Told using a distinct style and an original voice, 'Boyhood' uses music, age-specific haircuts and fashions to transport us and cement the narrative to different timeframes, adding more authenticity to the film and breaking down the fourth wall. The difficult trials and tribulations that come with growing up in a contemporary family environment are real and even though you know everyone is acting, it feels real. Everything from Mason’s first kegger, his first car, his first camera, his first sex talk, his first broken home and his first taste of the mind-expanding bliss of psychedelia.

Starring Ethan Hawke as Mason’s estranged and absent musician father (who does a lot of growing up himself) and Patricia Arquette as his super cool mum – who is doing her best to hold down child-parent relationships and maintain a healthy family structure – the support cast in the film (also staring Linklater’s daughter as Mason’s sister) add the missing pieces that Linklater has chosen to leave out of the narrative.

All in all, everything is captured; whether we see it as important or not is beside the point.
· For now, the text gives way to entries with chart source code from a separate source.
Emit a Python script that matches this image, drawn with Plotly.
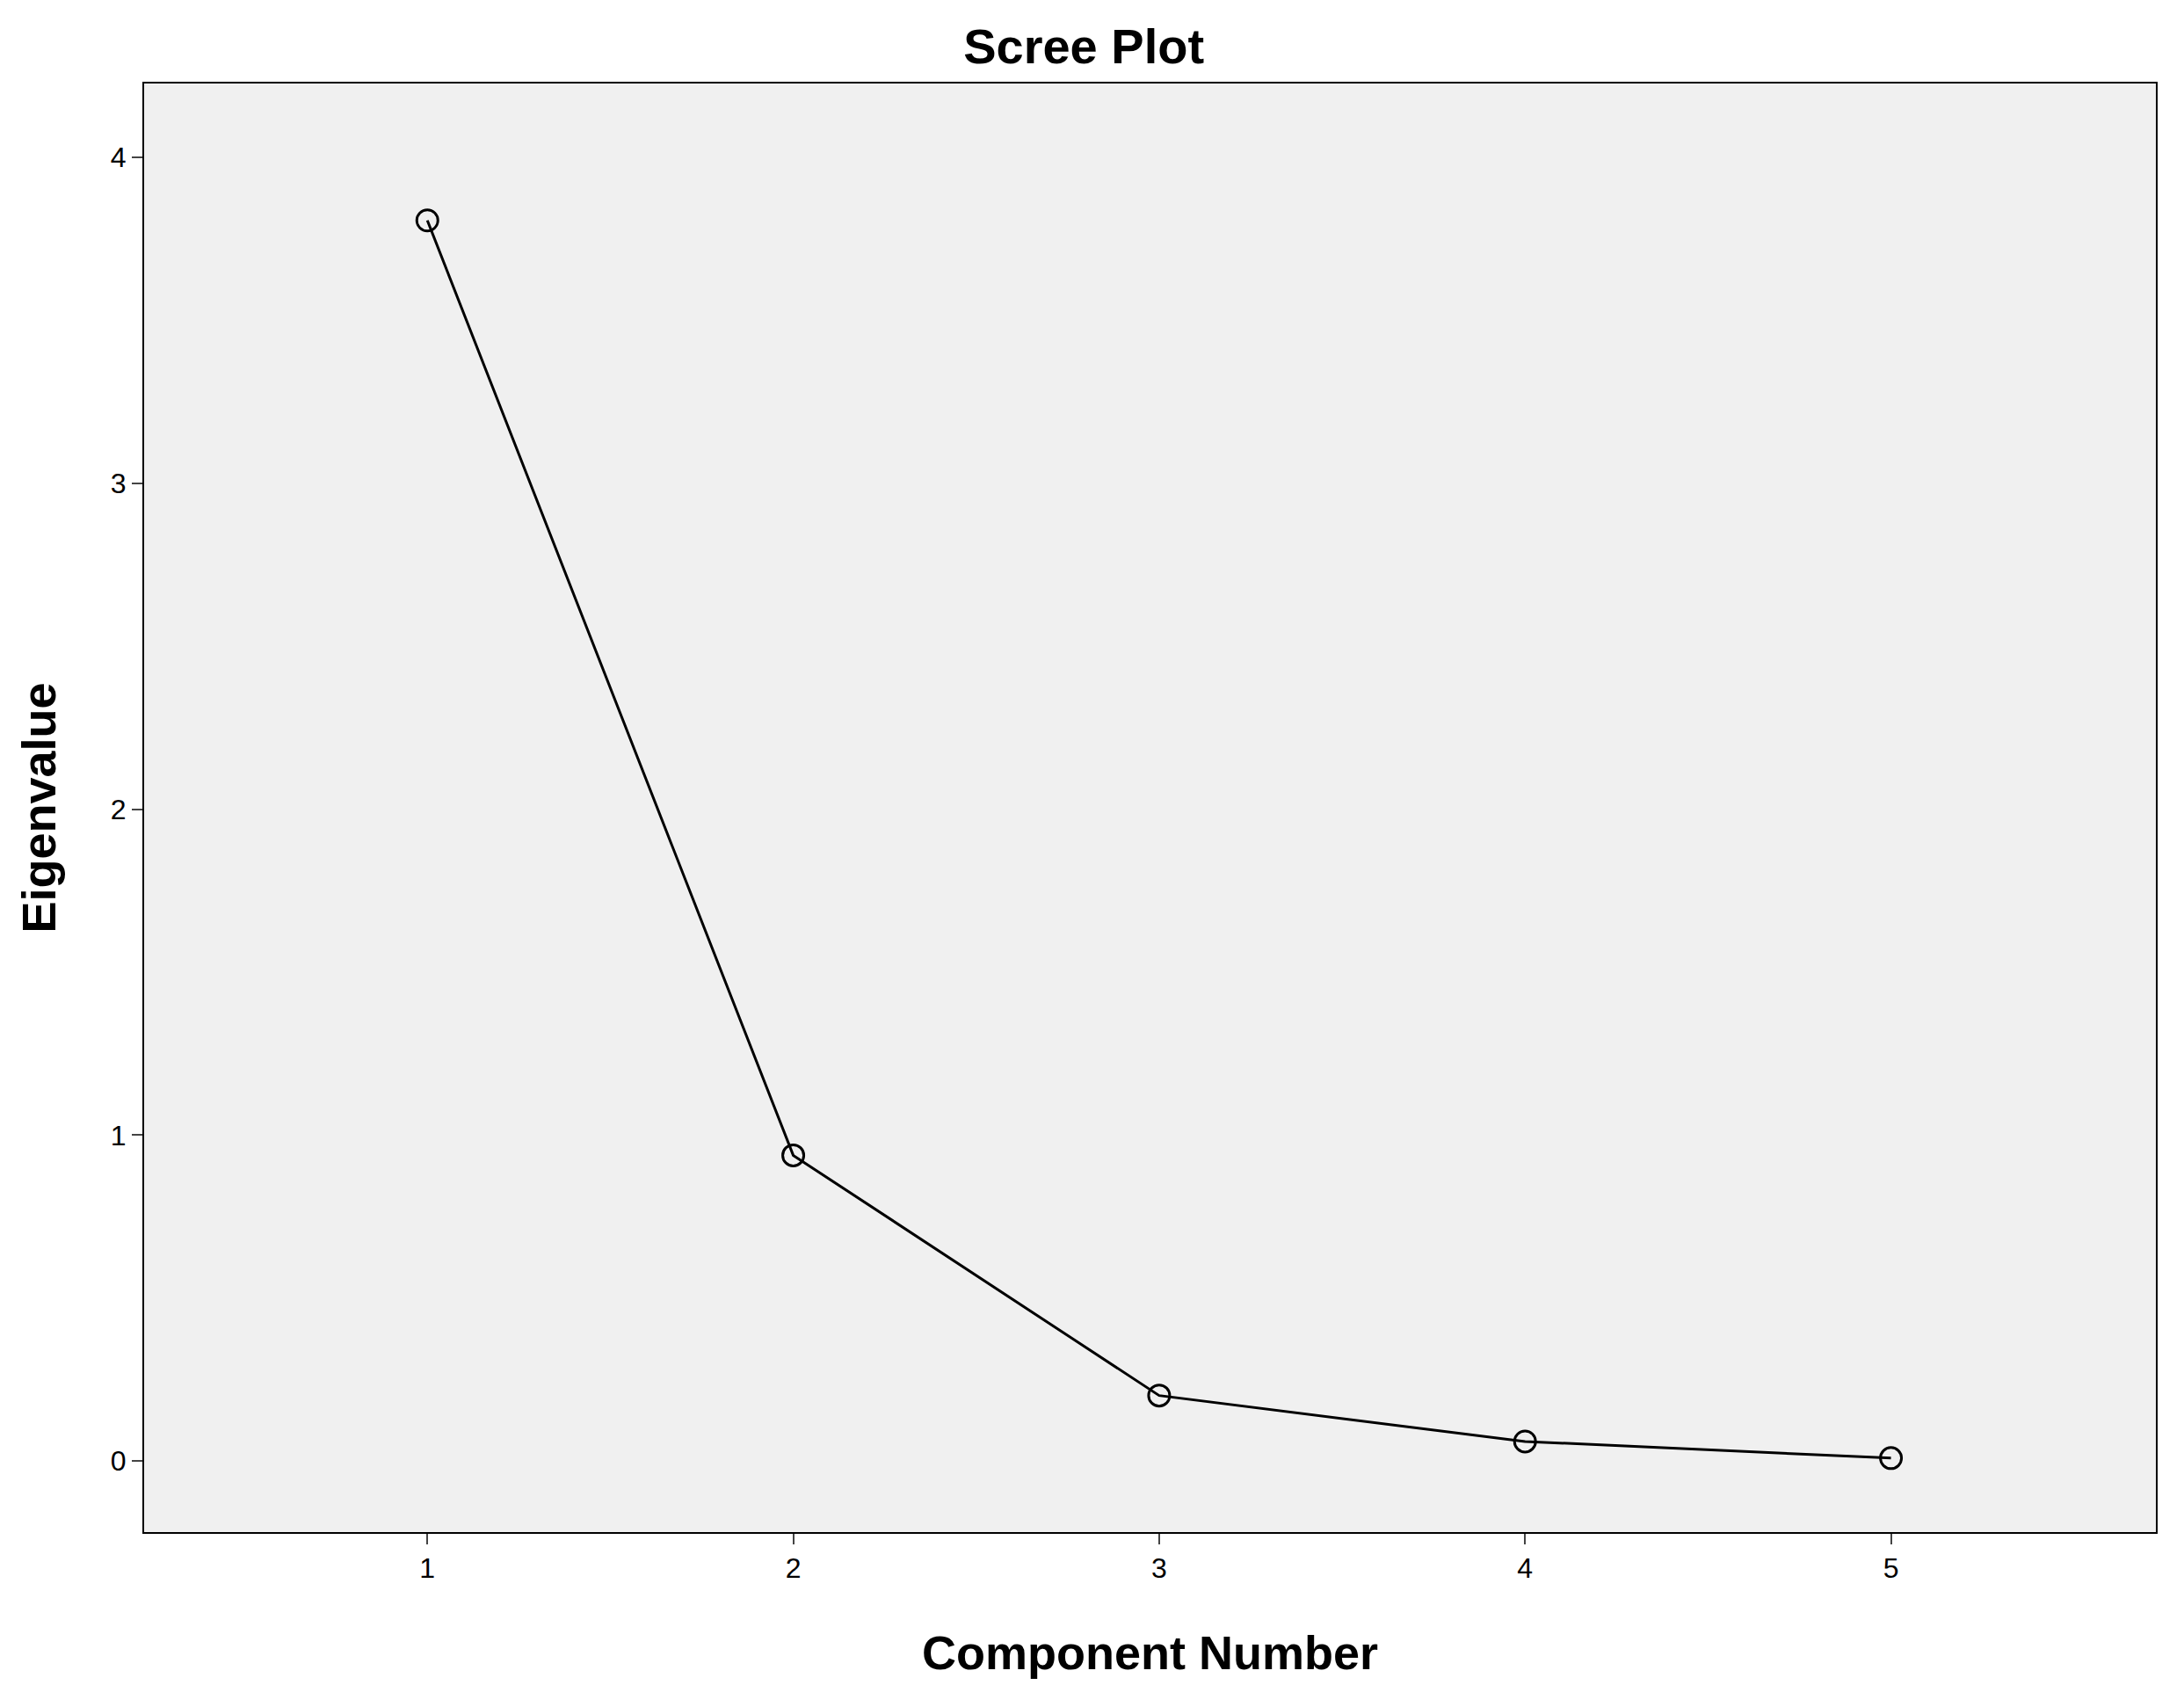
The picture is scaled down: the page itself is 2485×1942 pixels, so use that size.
import plotly.graph_objects as go

components = [1, 2, 3, 4, 5]
eigenvalues = [3.807, 0.938, 0.201, 0.060, 0.009]
y_ticks = [0, 1, 2, 3, 4]

fig = go.Figure(go.Scatter(
    x=components, y=eigenvalues, mode="lines+markers",
    line=dict(color="black", width=3),
    marker=dict(symbol="circle-open", size=24, color="black", line=dict(width=3)),
))
fig.update_layout(
    width=2485, height=1942,
    margin=dict(l=156, r=40, t=87, b=207),
    paper_bgcolor="white", plot_bgcolor="#f0f0f0",
    font=dict(family="Liberation Sans, Arial", color="black"),
    title=dict(text="<b>Scree Plot</b>", x=0.493, xanchor="center", y=0.977, yanchor="middle",
               font=dict(size=56)),
    showlegend=False,
)
fig.update_xaxes(range=[0.226, 5.724], tickvals=components, ticks="outside", ticklen=12,
                 tickwidth=2, tickfont=dict(size=32), showgrid=False, zeroline=False,
                 showline=True, linecolor="black", linewidth=2, mirror=True,
                 title=dict(text="<b>Component Number</b>", font=dict(size=54), standoff=60))
fig.update_yaxes(range=[-0.218, 4.227], tickvals=y_ticks, ticks="outside", ticklen=12,
                 tickwidth=2, tickfont=dict(size=32), showgrid=False, zeroline=False,
                 showline=True, linecolor="black", linewidth=2, mirror=True,
                 title=dict(text="<b>Eigenvalue</b>", font=dict(size=54), standoff=45))
fig.write_html("out.html")
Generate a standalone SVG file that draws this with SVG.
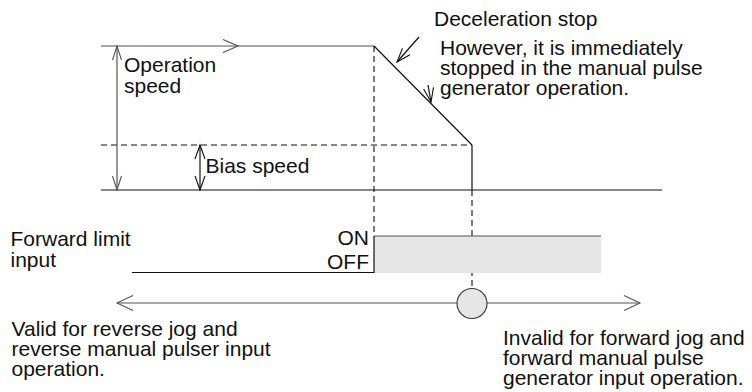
<svg xmlns="http://www.w3.org/2000/svg" width="752" height="392" viewBox="0 0 752 392">
<style>
  text { font-family: "Liberation Sans", Arial, sans-serif; font-size: 21px; fill: #111; }
  .k { stroke: #111; stroke-width: 1.2; fill: none; }
  .g { stroke: #555; stroke-width: 1.2; fill: none; }
  .d { stroke: #111; stroke-width: 1.1; fill: none; stroke-dasharray: 6 4; }
  .r { text-anchor: end; }
</style>
<defs>
  <marker id="ak" markerUnits="userSpaceOnUse" markerWidth="18" markerHeight="14" refX="15" refY="7" orient="auto-start-reverse">
    <path d="M1,2 L15,7 L1,12" fill="none" stroke="#111" stroke-width="1.1"/>
  </marker>
  <marker id="ag" markerUnits="userSpaceOnUse" markerWidth="18" markerHeight="14" refX="15" refY="7" orient="auto-start-reverse">
    <path d="M1,2.5 L15,7 L1,11.5" fill="none" stroke="#555" stroke-width="1.1"/>
  </marker>
  <marker id="aw" markerUnits="userSpaceOnUse" markerWidth="20" markerHeight="18" refX="17" refY="9" orient="auto-start-reverse">
    <path d="M1,1.5 L17,9 L1,16.5" fill="none" stroke="#555" stroke-width="1.1"/>
  </marker>
</defs>

<g id="speed-profile">
  <line class="g" x1="101" y1="46" x2="374" y2="46"/>
  <path class="g" d="M223,39.5 L238,46 L223,52.5"/>
  <line class="k" x1="374" y1="46" x2="472" y2="145"/>
  <line class="k" x1="472" y1="145" x2="472" y2="190"/>
  <line class="k" x1="101" y1="190" x2="662" y2="190"/>
  <line class="d" x1="101" y1="145" x2="472" y2="145"/>
  <line class="d" x1="374" y1="46" x2="374" y2="236"/>
  <line class="d" x1="472" y1="190" x2="472" y2="288"/>
</g>

<g id="connectors">
  <line class="g" x1="117" y1="46" x2="117" y2="190" marker-start="url(#ag)" marker-end="url(#ag)"/>
  <line class="k" x1="200" y1="145" x2="200" y2="190" marker-start="url(#ak)" marker-end="url(#ak)"/>
  <line class="k" x1="419" y1="37" x2="397" y2="62" marker-end="url(#ak)"/>
  <line class="k" x1="428" y1="85" x2="431" y2="102" marker-end="url(#ak)"/>
  <line class="g" x1="117" y1="303" x2="640" y2="303" marker-start="url(#aw)" marker-end="url(#aw)"/>
</g>

<g id="forward-limit-signal">
  <rect x="374" y="236" width="227" height="37" fill="#e6e6e6"/>
  <line class="g" x1="374" y1="236" x2="601" y2="236"/>
  <path class="k" d="M132,272.5 L374,272.5 L374,236"/>
</g>

<g id="limit-point">
  <circle cx="472" cy="303.5" r="15" fill="#e6e6e6" stroke="#333" stroke-width="1.1"/>
</g>

<g id="labels">
  <text x="434" y="26">Deceleration stop</text>
  <text x="440" y="55">However, it is immediately</text>
  <text x="440" y="75">stopped in the manual pulse</text>
  <text x="440" y="95">generator operation.</text>
  <text x="124" y="72">Operation</text>
  <text x="124" y="93">speed</text>
  <text x="205.5" y="173">Bias speed</text>
  <text x="10.5" y="246">Forward limit</text>
  <text x="10.5" y="267">input</text>
  <text class="r" x="369" y="245">ON</text>
  <text class="r" x="369" y="269">OFF</text>
  <text x="11.5" y="336">Valid for reverse jog and</text>
  <text x="11.5" y="356">reverse manual pulser input</text>
  <text x="11.5" y="376">operation.</text>
  <text x="503" y="345">Invalid for forward jog and</text>
  <text x="503" y="365">forward manual pulse</text>
  <text x="503" y="385">generator input operation.</text>
</g>
</svg>
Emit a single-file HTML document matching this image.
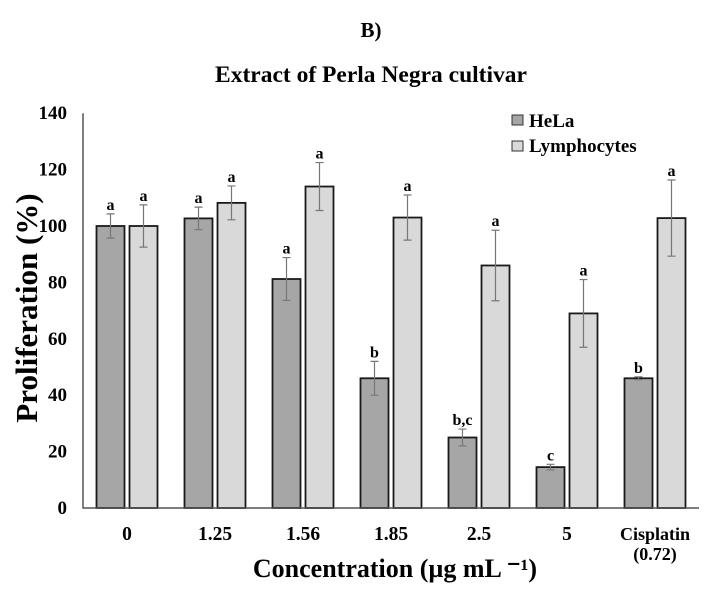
<!DOCTYPE html>
<html><head><meta charset="utf-8"><style>
html,body{margin:0;padding:0;background:#fff;}
svg{display:block;font-family:"Liberation Serif",serif;font-weight:bold;}
</style></head><body>
<svg id="chart" width="714" height="589" viewBox="0 0 714 589">
<text x="371" y="37" text-anchor="middle" font-size="21">B)</text>
<text x="371" y="82" text-anchor="middle" font-size="23.5">Extract of Perla Negra cultivar</text>
<text transform="translate(37,308) rotate(-90)" text-anchor="middle" font-size="31">Proliferation (%)</text>
<text x="395" y="577" text-anchor="middle" font-size="26">Concentration (µg mL ⁻¹)</text>
<g>
<rect x="512" y="115" width="11" height="10" fill="#a6a6a6" stroke="#333"/>
<text x="529" y="127" font-size="19">HeLa</text>
<rect x="512" y="141" width="11" height="10" fill="#d9d9d9" stroke="#333"/>
<text x="529" y="152" font-size="19">Lymphocytes</text>
</g>
<g id="plot"></g>
</svg>
<script>
const categories=["0","1.25","1.56","1.85","2.5","5","Cisplatin"];
const helaValues=[100,102.7,81.2,46,25,14.5,46];
const helaErrors=[4.3,4,7.6,6,3,1,0.5];
const helaLetters=["a","a","a","b","b,c","c","b"];
const lymphValues=[100,108.2,114,103,86,69,102.8];
const lymphErrors=[7.5,6,8.5,8,12.5,12,13.5];
const lymphLetters=["a","a","a","a","a","a","a"];
const yTicks=[0,20,40,60,80,100,120,140];

const NS="http://www.w3.org/2000/svg";
const g=document.getElementById('plot');
const x0=83,band=88,yBase=508,pxPerUnit=2.82,barW=28,gap=5;
const y=v=>yBase-v*pxPerUnit;
const xc=i=>x0+band*i+band/2;
function mk(tag,attrs){const e=document.createElementNS(NS,tag);for(const k in attrs)e.setAttribute(k,attrs[k]);g.appendChild(e);return e;}

yTicks.forEach(t=>{
  const e=mk('text',{x:67,y:y(t)+6,'text-anchor':'end','font-size':19});
  e.textContent=t;
  
  
});
categories.forEach((c,i)=>{
  const e=mk('text',{x:xc(i),y:540,'text-anchor':'middle','font-size':c==="Cisplatin"?18:19.5});
  e.textContent=c;
  
  
  if(c==="Cisplatin"){
    const e2=mk('text',{x:xc(i),y:560,'text-anchor':'middle','font-size':18});
    e2.textContent="(0.72)";
    
    
  }
});
function series(vals,errs,letters,fill,off,name){
  vals.forEach((v,i)=>{
    const bx=xc(i)+off;
    const r=mk('rect',{x:bx,y:y(v),width:barW,height:yBase-y(v),fill:fill,stroke:'#1a1a1a','stroke-width':1.8});
    
    
    const cx=bx+barW/2,t=y(v+errs[i]),b=y(v-errs[i]);
    const l=mk('path',{d:`M${cx},${t}V${b}M${cx-4},${t}H${cx+4}M${cx-4},${b}H${cx+4}`,stroke:'#777','stroke-width':1.2,fill:'none'});
    
    
    const tx=mk('text',{x:cx,y:t-4,'text-anchor':'middle','font-size':16});
    tx.textContent=letters[i];
    
    
  });
}
series(helaValues,helaErrors,helaLetters,'#a6a6a6',-barW-gap/2,'hela');
series(lymphValues,lymphErrors,lymphLetters,'#d9d9d9',gap/2,'lymphocytes');
const ax=mk('path',{d:`M${x0},${y(140)}V${yBase}H${x0+band*7}`,stroke:'#555','stroke-width':1.5,fill:'none'});


</script>
</body></html>
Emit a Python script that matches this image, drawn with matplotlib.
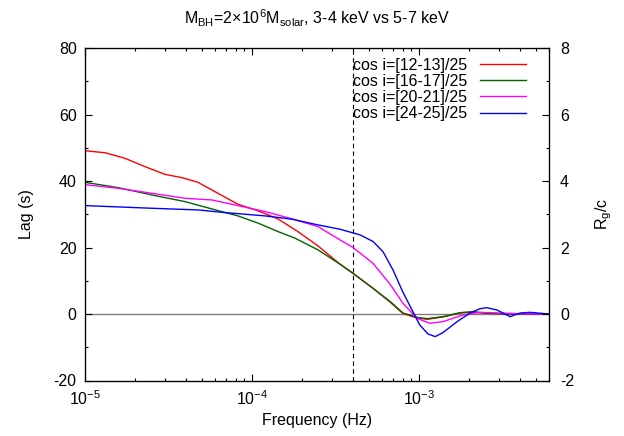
import numpy as np
import matplotlib
matplotlib.use("Agg")
import matplotlib.pyplot as plt
from matplotlib.ticker import MultipleLocator, LogLocator, LogFormatterMathtext, NullFormatter

plt.rcParams['font.family'] = ['Liberation Sans', 'DejaVu Sans']
plt.rcParams['mathtext.default'] = 'regular'
plt.rcParams['axes.unicode_minus'] = False
plt.rcParams['font.size'] = 11.5

labels = ["cos i=[12-13]/25", "cos i=[16-17]/25", "cos i=[20-21]/25", "cos i=[24-25]/25"]
colors = ["#ff0000", "#006400", "#ff00ff", "#0000ff"]

f_red = [1.00e-5, 1.32e-5, 1.74e-5, 2.29e-5, 3.01e-5, 3.81e-5, 4.75e-5, 6.25e-5, 8.24e-5,
         1.09e-4, 1.43e-4, 1.88e-4, 2.48e-4, 3.36e-4, 4.03e-4, 5.31e-4, 6.70e-4, 8.02e-4,
         9.73e-4, 1.12e-3, 1.39e-3, 1.76e-3, 2.10e-3, 2.55e-3, 3.51e-3, 6.0e-3]
lag_red = [49.1, 48.5, 46.8, 44.3, 42.0, 41.0, 39.6, 36.3, 33.0,
           31.0, 28.6, 24.8, 20.5, 15.0, 12.2, 7.7, 3.6, 0.1,
           -1.2, -1.6, -0.9, 0.3, 0.6, 0.2, 0.0, 0.0]

f_green = [1.00e-5, 1.58e-5, 2.52e-5, 3.97e-5, 6.25e-5, 8.24e-5, 1.09e-4, 1.43e-4, 1.81e-4,
           2.48e-4, 3.36e-4, 4.03e-4, 5.31e-4, 6.70e-4, 8.02e-4, 9.73e-4, 1.12e-3, 1.39e-3,
           1.76e-3, 2.10e-3, 2.55e-3, 3.51e-3, 6.0e-3]
lag_green = [39.6, 38.0, 35.8, 33.8, 31.1, 29.5, 27.3, 24.8, 22.8,
             19.3, 15.0, 12.2, 7.7, 3.8, 0.3, -1.0, -1.4, -0.8,
             0.4, 0.7, 0.2, 0.0, 0.0]

f_mag = [1.00e-5, 1.58e-5, 2.52e-5, 3.97e-5, 5.76e-5, 8.24e-5, 1.20e-4, 1.74e-4, 2.48e-4,
         3.36e-4, 4.03e-4, 5.31e-4, 6.70e-4, 8.02e-4, 9.73e-4, 1.16e-3, 1.39e-3, 1.83e-3,
         2.32e-3, 3.0e-3, 4.0e-3, 6.0e-3]
lag_mag = [38.9, 37.8, 36.3, 34.8, 34.3, 32.6, 30.8, 28.6, 26.3,
           22.3, 20.0, 15.2, 9.0, 3.2, -1.3, -2.8, -2.3, -0.3,
           0.5, 0.3, 0.1, 0.0]

f_blue = [1.00e-5, 2.52e-5, 4.75e-5, 6.89e-5, 1.20e-4, 1.74e-4, 2.48e-4, 3.36e-4, 4.43e-4,
          5.31e-4, 6.09e-4, 6.99e-4, 8.02e-4, 9.08e-4, 1.01e-3, 1.13e-3, 1.25e-3, 1.39e-3,
          1.69e-3, 2.02e-3, 2.32e-3, 2.55e-3, 2.93e-3, 3.51e-3, 4.03e-3, 4.62e-3, 6.0e-3]
lag_blue = [32.6, 31.8, 31.3, 30.5, 29.5, 28.5, 26.8, 25.5, 23.8,
            21.8, 18.7, 13.2, 6.5, 1.2, -3.3, -6.0, -6.8, -5.6,
            -2.3, 0.3, 1.6, 1.9, 1.2, -0.8, 0.3, 0.5, 0.0]

freqs = [f_red, f_green, f_mag, f_blue]
lags = [lag_red, lag_green, lag_mag, lag_blue]

f_mark = 4.0e-4
xlim = (1e-5, 6.0e-3)
ylim = (-20, 80)
ylim_r = (-2, 8)

fig = plt.figure(figsize=(6.24, 4.36), dpi=100)
ax = fig.add_axes([85/624, 1-380.5/436, (549-85)/624, (380.5-48)/436])

for f, l, c, lab in zip(freqs, lags, colors, labels):
    ax.plot(f, l, color=c, lw=1.0, label=lab, solid_joinstyle="round")

ax.axhline(0, color="#808080", lw=1.0, zorder=1)
ax.axvline(f_mark, color="black", lw=0.8, ls=(0, (4, 3)), zorder=1)

ax.set_xscale("log")
ax.set_xlim(*xlim)
ax.set_ylim(*ylim)
ax.xaxis.set_major_locator(LogLocator(base=10, numticks=10))
ax.xaxis.set_major_formatter(LogFormatterMathtext())
ax.xaxis.set_minor_locator(LogLocator(base=10, subs=np.arange(2, 10), numticks=20))
ax.xaxis.set_minor_formatter(NullFormatter())
ax.yaxis.set_major_locator(MultipleLocator(20))
ax.yaxis.set_minor_locator(MultipleLocator(10))
ax.tick_params(which="both", direction="in", top=True, right=False)
ax.tick_params(which="major", length=5, width=0.8, pad=6)
ax.tick_params(which="minor", length=2.5, width=0.8)

ax2 = ax.twinx()
ax2.set_ylim(*ylim_r)
ax2.yaxis.set_major_locator(MultipleLocator(2))
ax2.yaxis.set_minor_locator(MultipleLocator(1))
ax2.tick_params(which="both", direction="in")
ax2.tick_params(which="major", length=5, width=0.8, pad=8)
ax2.tick_params(which="minor", length=2.5, width=0.8)

ax.set_xlabel("Frequency (Hz)", labelpad=4)
ax.set_ylabel("Lag (s)", labelpad=14)
ax2.set_ylabel(r"R$_{g}$/c", labelpad=14)
fig.text(317/624, 1-18/436, r"M$_{BH}$=2$\times$10$^{6}$M$_{solar}$, 3-4 keV vs 5-7 keV",
         ha="center", va="center", fontsize=11.5)

leg = ax.legend(loc="upper right", frameon=False, markerfirst=False, handlelength=2.9,
                handletextpad=0.8, labelspacing=0.08, borderaxespad=0.3,
                bbox_to_anchor=(0.975, 1.005), fontsize=11.5)

for sp in ax.spines.values():
    sp.set_linewidth(0.9)

fig.savefig("out.png", dpi=100)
It’s the ebb and flow of the big and the little – the momentous and the (assumed) insignificant – that makes 'Boyhood' such a tender and personal film. It is a poignant and creative experiment that is at the top of Linklater’s accomplishments (second maybe only to 'Waking Life') and should be a welcome addition to contemporary film culture. It's an instantly iconic indie cult classic that is so much more than just a film that takes you on a journey.